I started working for Netscape the 1st of november 2000, starting with... a CSS WG meeting hosted by Pierre Saslawsky in San Francisco. I will always remember the "Too close to call" messages during election night, spent at Pierre's place. Arrived in MV right after the meeting. Welcomed by Carrie Friedberg to learn a Netscape 6 barbecue party was on its way :-) Got my lizard badge (a pride you can't imagine!), my computer, my cubicle in less than an hour and spent the whole month in building 21, learning a lot, really a lot from Joe Francis, Kin Blas, Akkana Peck, Beth, Michael Judge, Charles Manske and few others. I left building 21 the first day with a load of new mostly black t-shirts, a Netscape 6 jacket and an enormous smile on my face.

I fixed my first bug after a few days only. Something in the Style Engine IIRC. Then lots of bugs in the editor and a few in the Style Engine. Kin Blas vouched for me for CVS write access. And I flew back to Paris at the end of november to work from Netscape offices until 02-aug-2003, after the final 15-jul-2003 layoffs. Formally left the Netscape payroll 02-nov-2003 but launched Disruptive Innovations 13-oct-2003 and we're still here 8 years later, still working full time on Mozilla and Web Standards. Yay !

And you?


1. On Tuesday 11 October 2011, 21:14 by Sylvain Galineau

Got a couple of recruiter calls from Mozilla not long after I joined Microsoft. It was about Thunderbird. Didn't go anywhere. So I could fit my whole history in one tweet :)

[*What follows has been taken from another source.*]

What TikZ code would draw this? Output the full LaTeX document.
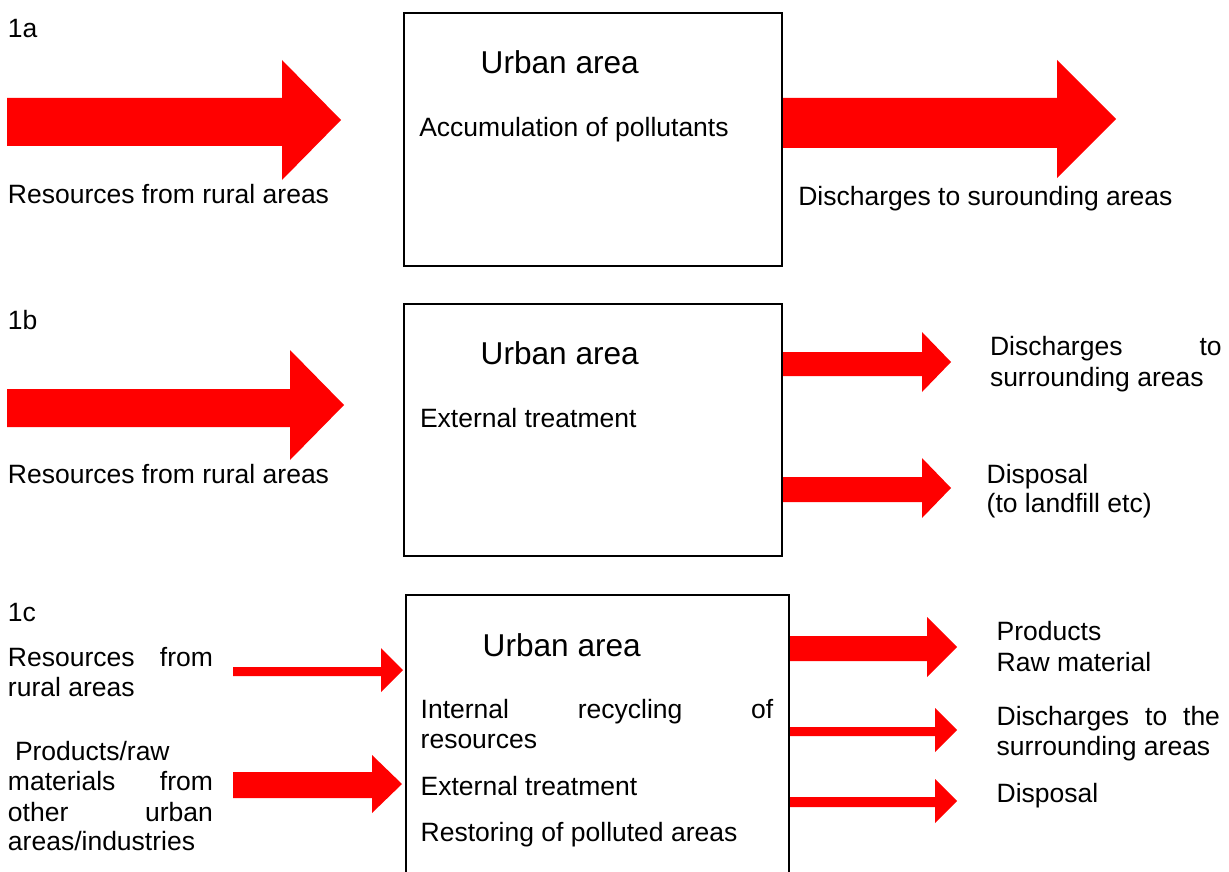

Seriously, must be my age but I love to hear folks' old times stories.

2. On Wednesday 12 October 2011, 08:45 by Tony Mechelynck

Getting involved with Mozilla was a slow but steady thing for me: it started with the newspaper hullaballoo about the Netscape vs. Microsoft lawsuit making me curious about that Netscape thing; then Netscape 4.72, Netscape 6, Netscape 7, Firefox 1, (...) SeaMonkey 2, then got surprised by an invitation to a SeaMonkey developers' meeting in Vienna… The first bug I reported was in 2003, on SeaMonkey 2 I started doing some QA in my spare time, this past month I fixed my first (and, so far, only) two bugs, porting fresh UI fixes from Thunderbird and Firefox to SeaMonkey. In the meantime I kept steadily gathering information, mostly in the form of browser bookmarks. What I haven't yet found is documentation about how the mountain of Mozilla source code is organized and where to find what in it.